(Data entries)

================

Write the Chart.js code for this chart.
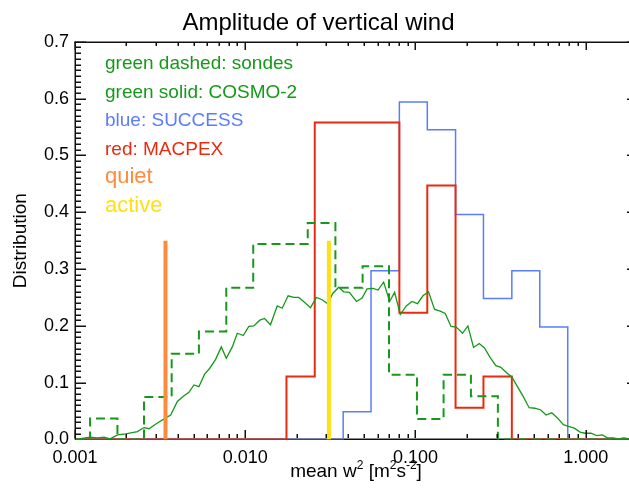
<!DOCTYPE html>
<html>
<head>
<meta charset="utf-8">
<script src="https://cdn.jsdelivr.net/npm/chart.js@4.4.1/dist/chart.umd.min.js"></script>
<style>
  html, body { margin: 0; padding: 0; background: #fff; overflow: hidden; }
  #wrap { width: 650px; height: 490px; }
</style>
</head>
<body>
<div id="wrap"><canvas id="myChart"></canvas></div>
<script>
// axis range and tick labels
const xMin = 0.001;
const xMax = 2.0;
const xTickValues = [0.001, 0.01, 0.1, 1.0];
const yMax = 0.7;

// green dashed: sondes (bin edges + heights)
const sondeEdges = [0.001226, 0.001775, 0.002543, 0.003696, 0.005343, 0.007737, 0.01114, 0.0161,
    0.02328, 0.03385, 0.0489, 0.0699, 0.1020, 0.1462, 0.2116, 0.3047];
const sondeValues = [0.037, 0.0, 0.075, 0.151, 0.190, 0.267, 0.344, 0.344,
    0.381, 0.267, 0.305, 0.114, 0.036, 0.114, 0.076];

// blue: SUCCESS
const successEdges = [0.0376, 0.0548, 0.0804, 0.1173, 0.1719, 0.2507, 0.368, 0.537, 0.784];
const successValues = [0.049, 0.297, 0.594, 0.545, 0.396, 0.248, 0.297, 0.198];

// red: MACPEX
const macpexEdges = [0.01746, 0.0256, 0.0804, 0.1173, 0.1719, 0.2507, 0.368];
const macpexValues = [0.111, 0.558, 0.223, 0.447, 0.056, 0.111];

// green solid: COSMO-2
const cosmoX = [0.00101, 0.001226, 0.001355, 0.001482, 0.001607, 0.001775, 0.001986, 0.002328, 0.002543, 0.002720,
    0.003048, 0.003411, 0.003648, 0.003993, 0.004329, 0.004667, 0.004995, 0.005343, 0.005771, 0.006174,
    0.006699, 0.007235, 0.007737, 0.008395, 0.008980, 0.009735, 0.01050, 0.01123, 0.01218, 0.01298,
    0.01407, 0.01541, 0.01648, 0.01786, 0.01927, 0.02061, 0.02236, 0.02416, 0.02619, 0.02829,
    0.03051, 0.03264, 0.03540, 0.03788, 0.04091, 0.04497, 0.04857, 0.05193, 0.05632, 0.06026,
    0.06501, 0.07047, 0.07540, 0.08139, 0.08830, 0.09533, 0.1028, 0.1106, 0.1193, 0.1294,
    0.1397, 0.1495, 0.1616, 0.1735, 0.1889, 0.2031, 0.2193, 0.2367, 0.2543, 0.2746,
    0.2965, 0.3173, 0.3441, 0.3681, 0.3971, 0.4306, 0.4649, 0.5042, 0.5446, 0.5851,
    0.6318, 0.6815, 0.7387, 0.7905, 0.8573, 0.9260, 0.9906, 1.074, 1.160, 1.251,
    1.339, 1.452, 1.553, 1.677, 1.795];
const cosmoY = [0.000, 0.004, 0.003, 0.004, 0.001, 0.008, 0.010, 0.014, 0.021, 0.019,
    0.029, 0.038, 0.043, 0.067, 0.076, 0.083, 0.096, 0.093, 0.115, 0.125,
    0.141, 0.163, 0.143, 0.163, 0.187, 0.183, 0.199, 0.200, 0.210, 0.213,
    0.202, 0.235, 0.231, 0.253, 0.250, 0.250, 0.241, 0.232, 0.250, 0.246,
    0.239, 0.257, 0.268, 0.260, 0.259, 0.243, 0.249, 0.265, 0.266, 0.263,
    0.277, 0.243, 0.259, 0.220, 0.235, 0.243, 0.239, 0.253, 0.260, 0.229,
    0.226, 0.222, 0.199, 0.198, 0.187, 0.200, 0.162, 0.169, 0.161, 0.144,
    0.130, 0.127, 0.117, 0.110, 0.093, 0.075, 0.056, 0.055, 0.052, 0.043,
    0.047, 0.038, 0.026, 0.023, 0.020, 0.013, 0.011, 0.011, 0.007, 0.008,
    0.003, 0.003, 0.001, 0.003, 0.001];

// quiet / active markers
const quietX = 0.0034;
const activeX = 0.031;
const markerHeight = 0.35;

const legendLabels = ["green dashed: sondes", "green solid: COSMO-2", "blue: SUCCESS", "red: MACPEX", "quiet", "active"];

const GREEN = "#16991a";
const BLUE = "#5b7cff";
const RED = "#ea2a0e";
const ORANGE = "#ff8a3a";
const YELLOW = "#ffe010";
const legendColors = [GREEN, GREEN, BLUE, RED, ORANGE, YELLOW];

const FONT = "'Liberation Sans', Arial, Helvetica, sans-serif";
Chart.defaults.font.family = FONT;
Chart.defaults.color = "#000";

function stepPoints(edges, values) {
    const pts = [{ x: xMin, y: 0 }];
    edges.forEach(function (e, i) {
        const prev = i > 0 ? values[i - 1] : 0;
        const next = i < values.length ? values[i] : 0;
        pts.push({ x: e, y: prev }, { x: e, y: next });
    });
    pts.push({ x: xMax, y: 0 });
    return pts;
}

// box + inward ticks
function drawFrame(chart) {
    const c = chart.ctx;
    const a = chart.chartArea;
    const xs = chart.scales.x;
    const ys = chart.scales.y;
    const L = Math.round(a.left), R = Math.round(a.right);
    const T = Math.round(a.top), B = Math.round(a.bottom) - 1;
    c.save();
    c.fillStyle = "#111";
    c.fillRect(L - 0.5, T - 0.5, R - L + 1, 1.5);
    c.fillRect(L - 0.5, T - 0.5, 1.5, B - T + 1);
    c.fillRect(R - 0.5, T - 0.5, 1.5, B - T + 1);
    for (let i = 1; i <= 70; i++) {
        const py = Math.round(ys.getPixelForValue(i / 100));
        const len = i % 10 === 0 ? 11 : 6;
        c.fillRect(L, py - 0.5, len, 1.5);
        c.fillRect(R - len + 1, py - 0.5, len, 1.5);
    }
    for (let d = -3; d <= 0; d++) {
        for (let m = 1; m <= 9; m++) {
            const v = m * Math.pow(10, d);
            if (v > xMax) break;
            const px = Math.round(xs.getPixelForValue(v));
            const len = m === 1 ? 8 : 4;
            c.fillRect(px - 0.5, B - len - 1, 1.5, len);
            c.fillRect(px - 0.5, T, 1.5, len);
        }
    }
    c.restore();
}

const frameTicks = {
    id: "frameTicks",
    beforeDatasetsDraw(chart) {
        const c = chart.ctx;
        const a = chart.chartArea;
        c.save();
        c.fillStyle = "#111";
        c.fillRect(a.left, Math.round(a.bottom) - 1.5, a.right - a.left, 1.5);
        c.restore();
    },
    afterDraw(chart) {
        drawFrame(chart);
        const c = chart.ctx;
        const a = chart.chartArea;
        c.save();
        c.textAlign = "left";
        c.textBaseline = "alphabetic";
        legendLabels.forEach(function (t, i) {
            c.font = (i < 4 ? 19 : 22) + "px " + FONT;
            c.fillStyle = legendColors[i];
            c.fillText(t, a.left + 30, a.top + 27.6 + 28.5 * i);
        });
        const parts = [["mean w", 0], ["2", 1], [" [m", 0], ["2", 1], ["s", 0], ["-2", 1], ["]", 0]];
        const big = "19px " + FONT, small = "12px " + FONT;
        let total = 0;
        parts.forEach(function (p) { c.font = p[1] ? small : big; total += c.measureText(p[0]).width; });
        let cx = (a.left + a.right) / 2 - total / 2;
        const base = 477;
        c.fillStyle = "#000";
        parts.forEach(function (p) {
            c.font = p[1] ? small : big;
            c.fillText(p[0], cx, p[1] ? base - 8 : base);
            cx += c.measureText(p[0]).width;
        });
        c.restore();
    }
};

const canvas = document.getElementById("myChart");

new Chart(canvas, {
    type: "scatter",
    data: {
        datasets: [
            {
                label: "active",
                data: [{ x: activeX, y: 0 }, { x: activeX, y: markerHeight }],
                borderColor: YELLOW,
                borderWidth: 4,
            },
            {
                label: "quiet",
                data: [{ x: quietX, y: 0 }, { x: quietX, y: markerHeight }],
                borderColor: ORANGE,
                borderWidth: 4,
            },
            {
                label: "sondes",
                data: stepPoints(sondeEdges, sondeValues),
                borderColor: GREEN,
                borderWidth: 2,
                borderDash: [9, 5],
            },
            {
                label: "COSMO-2",
                data: cosmoX.map(function (v, i) { return { x: v, y: cosmoY[i] }; }),
                borderColor: GREEN,
                borderWidth: 1.3,
            },
            {
                label: "MACPEX",
                data: stepPoints(macpexEdges, macpexValues),
                borderColor: RED,
                borderWidth: 2,
            },
            {
                label: "SUCCESS",
                data: stepPoints(successEdges, successValues),
                borderColor: BLUE,
                borderWidth: 1.5,
            },
        ],
    },
    options: {
        responsive: true,
        maintainAspectRatio: false,
        animation: false,
        showLine: true,
        elements: {
            point: { radius: 0, hoverRadius: 0 },
            line: { tension: 0, fill: false },
        },
        layout: { padding: { left: 0, right: 13, top: 0, bottom: 0 } },
        plugins: {
            legend: { display: false },
            tooltip: { enabled: false },
            title: {
                display: true,
                text: "Amplitude of vertical wind",
                color: "#000",
                font: { size: 24, weight: "normal" },
                padding: { top: 9, bottom: 4 },
            },
        },
        scales: {
            x: {
                type: "logarithmic",
                min: xMin,
                max: xMax,
                grid: { display: false, drawTicks: false },
                border: { display: false },
                afterBuildTicks: function (scale) {
                    scale.ticks = xTickValues.map(function (v) { return { value: v }; });
                },
                afterFit: function (scale) { scale.height = 50.5; },
                ticks: {
                    autoSkip: false,
                    maxRotation: 0,
                    padding: 8,
                    font: { size: 18 },
                    color: "#000",
                    callback: function (v) { return Number(v).toFixed(3); },
                },
            },
            y: {
                min: 0,
                max: yMax,
                grid: { display: false, drawTicks: false },
                border: { display: false },
                afterFit: function (scale) { scale.width = 75; },
                ticks: {
                    stepSize: 0.1,
                    padding: 6,
                    font: { size: 18 },
                    color: "#000",
                    callback: function (v) { return Number(v).toFixed(1); },
                },
                title: {
                    display: true,
                    text: "Distribution",
                    color: "#000",
                    font: { size: 19 },
                    padding: { top: 9, bottom: 0 },
                },
            },
        },
    },
    plugins: [frameTicks],
});
</script>
</body>
</html>
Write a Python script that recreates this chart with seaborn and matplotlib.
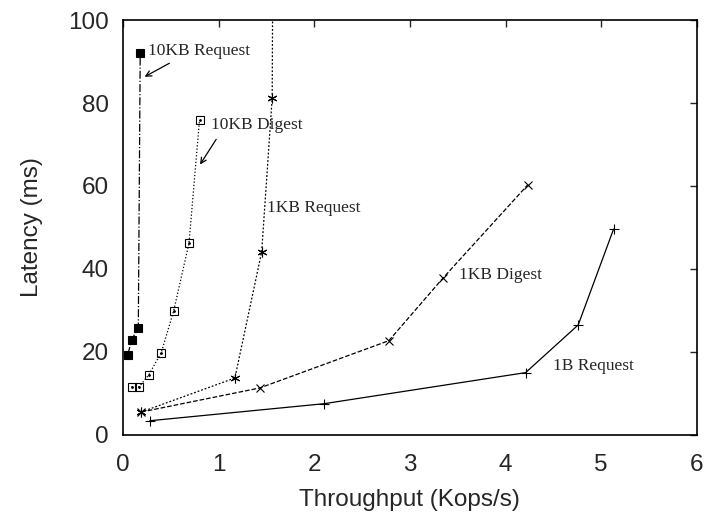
import numpy as np
import pandas as pd
import matplotlib
matplotlib.use("Agg")
import matplotlib.pyplot as plt
import seaborn as sns

# series values (throughput Kops/s, latency ms)
req10k_x = [0.05, 0.09, 0.16, 0.18]
req10k_y = [19.3, 22.9, 25.8, 92.0]

dig10k_x = [0.09, 0.17, 0.27, 0.40, 0.53, 0.69, 0.80]
dig10k_y = [11.6, 11.6, 14.5, 19.8, 29.9, 46.2, 75.9]

req1k_x = [0.19, 1.17, 1.45, 1.56, 1.58]
req1k_y = [5.5, 13.7, 44.1, 81.2, 180.0]

dig1k_x = [0.19, 1.43, 2.78, 3.35, 4.23]
dig1k_y = [5.5, 11.3, 22.7, 37.9, 60.2]

req1b_x = [0.28, 2.10, 4.21, 4.76, 5.13]
req1b_y = [3.4, 7.5, 15.0, 26.5, 49.6]

x_ticks = [0, 1, 2, 3, 4, 5, 6]
y_ticks = [0, 20, 40, 60, 80, 100]

sns.set_style("white")
plt.rcParams["font.family"] = ["Liberation Sans", "DejaVu Sans"]

fig = plt.figure(figsize=(7.11, 5.14), dpi=100)
ax = fig.add_axes([0.173, 0.154, 0.807, 0.807])

asterisk = (6, 2, 0)
series = [
    (req10k_x, req10k_y, "-.", "s", dict(markersize=6, markerfacecolor="black")),
    (dig10k_x, dig10k_y, ":", "s", dict(markersize=6, markerfacecolor="none")),
    (req1k_x, req1k_y, (0, (1.5, 1.5)), asterisk, dict(markersize=7)),
    (dig1k_x, dig1k_y, "--", "x", dict(markersize=6)),
    (req1b_x, req1b_y, "-", "+", dict(markersize=7)),
]
for xs, ys, ls, mk, kw in series:
    df = pd.DataFrame({"x": xs, "y": ys})
    sns.lineplot(data=df, x="x", y="y", ax=ax, sort=False, estimator=None,
                 color="black", linestyle=ls, linewidth=0.9, marker=mk,
                 markeredgecolor="black", markeredgewidth=0.8, **kw)

# dot inside the open squares
ax.plot(dig10k_x, dig10k_y, linestyle="none", marker=".", markersize=2, color="black")

ax.set_xlim(0, 6)
ax.set_ylim(0, 100)
ax.set_xticks(x_ticks)
ax.set_yticks(y_ticks)
ax.tick_params(direction="in", length=5, width=1, top=True, right=True,
               labelsize=17.5)
ax.tick_params(axis="x", pad=14)
ax.tick_params(axis="y", pad=10)
for s in ax.spines.values():
    s.set_linewidth(1.2)
    s.set_color("black")
ax.set_xlabel("Throughput (Kops/s)", fontsize=17.5, labelpad=9)
ax.set_ylabel("Latency (ms)", fontsize=17.5, labelpad=18)

serif = dict(family=["Liberation Serif", "DejaVu Serif"], fontsize=12.5,
             va="center", ha="left")
ax.text(0.26, 92.5, "10KB Request", **serif)
ax.text(0.92, 74.7, "10KB Digest", **serif)
ax.text(1.51, 54.7, "1KB Request", **serif)
ax.text(3.51, 38.5, "1KB Digest", **serif)
ax.text(4.50, 16.6, "1B Request", **serif)

arrow = dict(arrowstyle="->", color="black", lw=0.9)
ax.annotate("", xy=(0.20, 86.0), xytext=(0.51, 89.9), arrowprops=arrow)
ax.annotate("", xy=(0.79, 64.6), xytext=(0.99, 71.8), arrowprops=arrow)

fig.savefig("out.png", dpi=100)
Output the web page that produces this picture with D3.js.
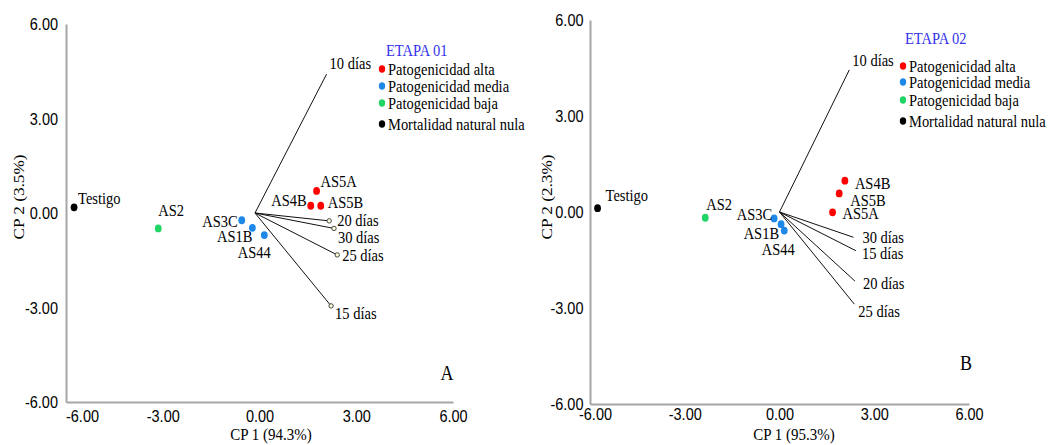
<!DOCTYPE html>
<html><head><meta charset="utf-8">
<script src="https://cdn.jsdelivr.net/npm/d3@7"></script>
<style>
body{margin:0;background:#fff;}
svg{display:block;font-family:"Liberation Serif","Times New Roman",serif;}
</style></head>
<body><svg id="c" width="1051" height="445"></svg>
<script>
// ---------- DATA ----------
const tickValues = [-6, -3, 0, 3, 6];
const treatments = ["Testigo","AS2","AS3C","AS1B","AS44","AS5A","AS4B","AS5B"];
const groups = ["nula","baja","media","media","media","alta","alta","alta"];
const legendLabels = ["Patogenicidad alta","Patogenicidad media","Patogenicidad baja","Mortalidad natural nula"];
const legendGroups = ["alta","media","baja","nula"];

// Etapa 01
const a_cp1 = [-5.75, -3.14, -0.55, -0.22, 0.15, 1.77, 1.59, 1.90];
const a_cp2 = [0.18, -0.49, -0.23, -0.47, -0.70, 0.70, 0.23, 0.23];
const a_vecNames = ["10 días","20 días","30 días","25 días","15 días"];
const a_vecCp1 = [2.08, 2.16, 2.31, 2.41, 2.22];
const a_vecCp2 = [4.41, -0.25, -0.49, -1.33, -2.95];
const a_vecOrigin = [-0.14, 0];

// Etapa 02
const b_cp1 = [-5.76, -2.35, -0.17, 0.05, 0.15, 1.68, 2.07, 1.89];
const b_cp2 = [0.12, -0.18, -0.20, -0.38, -0.58, -0.01, 0.98, 0.58];
const b_vecNames = ["10 días","30 días","15 días","20 días","25 días"];
const b_vecCp1 = [2.21, 2.34, 2.42, 2.39, 2.37];
const b_vecCp2 = [4.44, -0.79, -1.21, -2.16, -2.88];
const b_vecOrigin = [0, 0];

// ---------- STYLE / LAYOUT ----------
const colors = {alta:"#ff0000", media:"#1e88e8", baja:"#22d466", nula:"#000000"};
const FS = 14.5, SY = 1.15;

const panels = [
  {
    title:"ETAPA 01", letter:"A", xTitle:"CP 1 (94.3%)", yTitle:"CP 2 (3.5%)",
    cp1:a_cp1, cp2:a_cp2, vecNames:a_vecNames, vecCp1:a_vecCp1, vecCp2:a_vecCp2, vecOrigin:a_vecOrigin,
    endCircles:true,
    xRange:[66,453], yRange:[402,24], xLabY:416.5, yLabX:58, firstShift:16,
    xTitlePos:[271,434.5], yTitlePos:[19,197],
    titlePos:[386,50], legendPos:[382,69], legendSteps:[0,17,34,55], letterPos:[447,373],
    ptLab:[[4,-9,"start"],[0,-18,"start"],[-4,1,"end"],[0,8,"end"],[-10,17,"middle"],[4,-10,"start"],[-4,-6,"end"],[7,-4,"start"]],
    vecLab:[[3,-11],[8,-0.5],[4,8.5],[5,0],[4,7]]
  },
  {
    title:"ETAPA 02", letter:"B", xTitle:"CP 1 (95.3%)", yTitle:"CP 2 (2.3%)",
    cp1:b_cp1, cp2:b_cp2, vecNames:b_vecNames, vecCp1:b_vecCp1, vecCp2:b_vecCp2, vecOrigin:b_vecOrigin,
    endCircles:false,
    xRange:[590,969], yRange:[404,20], xLabY:414, yLabX:583.5, firstShift:5,
    xTitlePos:[794,434.5], yTitlePos:[547,197],
    titlePos:[905,38], legendPos:[903,66], legendSteps:[0,16,34,55], letterPos:[966,363],
    ptLab:[[8,-13,"start"],[1,-14,"start"],[-2,-4,"end"],[-2,9,"end"],[-6,19,"middle"],[10,0.5,"start"],[10,2,"start"],[11,6.5,"start"]],
    vecLab:[[3,-10],[9,-0.5],[6,2.5],[8,2],[4,7]]
  }
];

const svg = d3.select("#c");
svg.append("rect").attr("width",1051).attr("height",445).attr("fill","#fff");

// text centred vertically at (x,y), slightly stretched vertically like the source image
function label(g, x, y, str, anchor, opts) {
  opts = opts || {};
  const fs = opts.fs || FS;
  const rot = opts.rotate ? " rotate(-90)" : "";
  const sc = opts.rotate ? `scale(${SY},1)` : `scale(1,${SY})`;
  return g.append("text")
    .attr("transform", `translate(${x},${y})${rot} ${sc}`)
    .attr("text-anchor", anchor || "start")
    .attr("dominant-baseline", "central")
    .attr("font-size", fs)
    .attr("fill", opts.fill || "#000")
    .text(str);
}

panels.forEach(p => {
  const x = d3.scaleLinear().domain([-6,6]).range(p.xRange);
  const y = d3.scaleLinear().domain([-6,6]).range(p.yRange);
  const g = svg.append("g");

  // axes (lines from d3 axes, labels drawn per tick)
  const fmt = d => d.toFixed(2);
  const ax = g.append("g").attr("transform",`translate(0,${y(-6)})`)
    .call(d3.axisBottom(x).tickValues(tickValues).tickFormat(fmt).tickSize(0));
  const ay = g.append("g").attr("transform",`translate(${x(-6)},0)`)
    .call(d3.axisLeft(y).tickValues(tickValues).tickFormat(fmt).tickSize(0));
  [ax, ay].forEach(a => {
    a.select(".domain").attr("stroke","#a6a6a6").attr("stroke-width",2);
    a.selectAll(".tick text").remove();
  });
  ax.selectAll(".tick").each(function(d) {
    label(d3.select(this), d === -6 ? p.firstShift : 0, p.xLabY - y(-6), fmt(d), "middle");
  });
  ay.selectAll(".tick").each(function(d) {
    label(d3.select(this), p.yLabX - x(-6), 0, fmt(d), "end");
  });

  // axis titles
  label(g, p.xTitlePos[0], p.xTitlePos[1], p.xTitle, "middle", {fs:15});
  label(g, p.yTitlePos[0], p.yTitlePos[1], p.yTitle, "middle", {fs:15, rotate:true});

  // vectors
  const ox = x(p.vecOrigin[0]), oy = y(p.vecOrigin[1]);
  p.vecNames.forEach((n,i) => {
    const ex = x(p.vecCp1[i]), ey = y(p.vecCp2[i]);
    g.append("line").attr("x1",ox).attr("y1",oy).attr("x2",ex).attr("y2",ey)
      .attr("stroke","#111").attr("stroke-width",1);
    if (p.endCircles && i > 0) {
      g.append("circle").attr("cx",ex).attr("cy",ey).attr("r",2.2)
        .attr("fill","#ffffd8").attr("stroke","#333").attr("stroke-width",0.9);
    }
    label(g, ex + p.vecLab[i][0], ey + p.vecLab[i][1], n, "start");
  });

  // points
  treatments.forEach((t,i) => {
    const px = x(p.cp1[i]), py = y(p.cp2[i]);
    g.append("ellipse").attr("cx",px).attr("cy",py).attr("rx",3.4).attr("ry",3.9)
      .attr("fill",colors[groups[i]]);
    const L = p.ptLab[i];
    label(g, px + L[0], py + L[1], t, L[2]);
  });

  // legend
  label(g, p.titlePos[0], p.titlePos[1], p.title, "start", {fill:"#3333ee"});
  legendLabels.forEach((l,i) => {
    const ly = p.legendPos[1] + p.legendSteps[i];
    g.append("ellipse").attr("cx",p.legendPos[0]).attr("cy",ly).attr("rx",3.2).attr("ry",3.7)
      .attr("fill",colors[legendGroups[i]]);
    label(g, p.legendPos[0]+6, ly, l, "start");
  });

  // panel letter
  label(g, p.letterPos[0], p.letterPos[1], p.letter, "middle", {fs:18});
});
</script></body></html>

================

Written request:
Nothing but the lines from the start of the records above through the line with "0.381, 0.267, 0.305, 0.114, 0.036, 0.114, 0.076];" should be retyped, each exactly as written; leave out all pictures.

Output for this task:
Write the Chart.js code for this chart.
<!DOCTYPE html>
<html>
<head>
<meta charset="utf-8">
<script src="https://cdn.jsdelivr.net/npm/chart.js@4.4.1/dist/chart.umd.min.js"></script>
<style>
  html, body { margin: 0; padding: 0; background: #fff; overflow: hidden; }
  #wrap { width: 650px; height: 490px; }
</style>
</head>
<body>
<div id="wrap"><canvas id="myChart"></canvas></div>
<script>
// axis range and tick labels
const xMin = 0.001;
const xMax = 2.0;
const xTickValues = [0.001, 0.01, 0.1, 1.0];
const yMax = 0.7;

// green dashed: sondes (bin edges + heights)
const sondeEdges = [0.001226, 0.001775, 0.002543, 0.003696, 0.005343, 0.007737, 0.01114, 0.0161,
    0.02328, 0.03385, 0.0489, 0.0699, 0.1020, 0.1462, 0.2116, 0.3047];
const sondeValues = [0.037, 0.0, 0.075, 0.151, 0.190, 0.267, 0.344, 0.344,
    0.381, 0.267, 0.305, 0.114, 0.036, 0.114, 0.076];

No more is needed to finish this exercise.